Tout est déterminé par cette immédiateté, cette importance de l’instant présent, cette spirale dans laquelle les enfants sont propulsés. Pendant la guerre, le recul et la réflexion n’existent pas pour eux. Mais je ne voulais pas considérer ces enfants uniquement comme de simples innocents qui vont au combat contre leur gré : ils se prennent à ce jeu de la guerre, le regret ne peut venir qu’après coup.
Comment avez-vous abordé la question de la représentation de la violence à l’écran ?
La violence qui intervient dans l'enfance est un sujet qui me passionne. Il y a une certaine violence dans l'enfance, qui peut devenir une atrocité si elle est manipulée. La question c’est : jusqu’où on peut aller dans la violence sans que ce soit complaisant ? Je n'aurais jamais continué dans cette direction si j'avais ressenti le moindre traumatisme pour eux à rejouer certaines scènes. En même temps, le théâtre, le fait de rejouer les choses a beaucoup été utilisé comme une thérapie par les ONG pour évacuer les traumatismes. La violence de la guerre est monstrueuse. C’était important pour moi d’être dans une violence de survie, quelque chose de finalement plus psychologique que sanguinaire. Je ne voulais pas par exemple aborder la question du cannibalisme : ce sont des faits tellement difficiles à comprendre de notre point de vue, c’est trop complexe à traiter. Il fallait éviter le dégoût, le rejet de la part du spectateur : certaines choses ont été si loin qu’elles sont irreprésentables. Il faut être plongé dans la guerre pour en comprendre les origines.

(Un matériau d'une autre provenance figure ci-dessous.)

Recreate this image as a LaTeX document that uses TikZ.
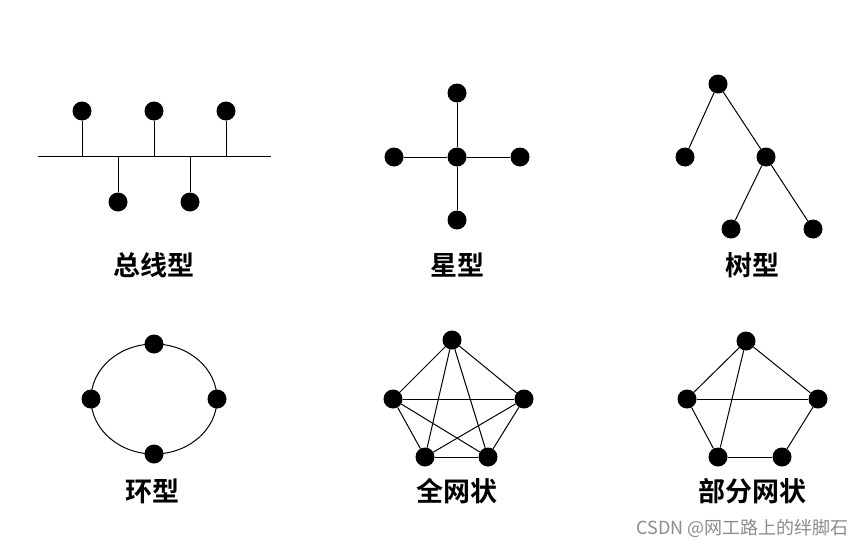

Comment s’est passée votre collaboration avec Mathieu Kassovitz ?
Il s’est impliqué au début, sur le scénario et beaucoup au montage. C’était intéressant car il n’est pas seulement producteur, mais aussi réalisateur, et c’est quelqu’un d’instinctif et talentueux. Il arrive à mettre le doigt sur des choses précises, et m’a poussé à radicaliser le film, le recentrer sur l’histoire là où j’aurais aimé l’amener vers quelque chose de plus sensitif et formel. C’est quelqu’un de respectueux, qui comprend parfaitement les doutes ou problèmes que vous pouvez avoir en tant que réalisateur.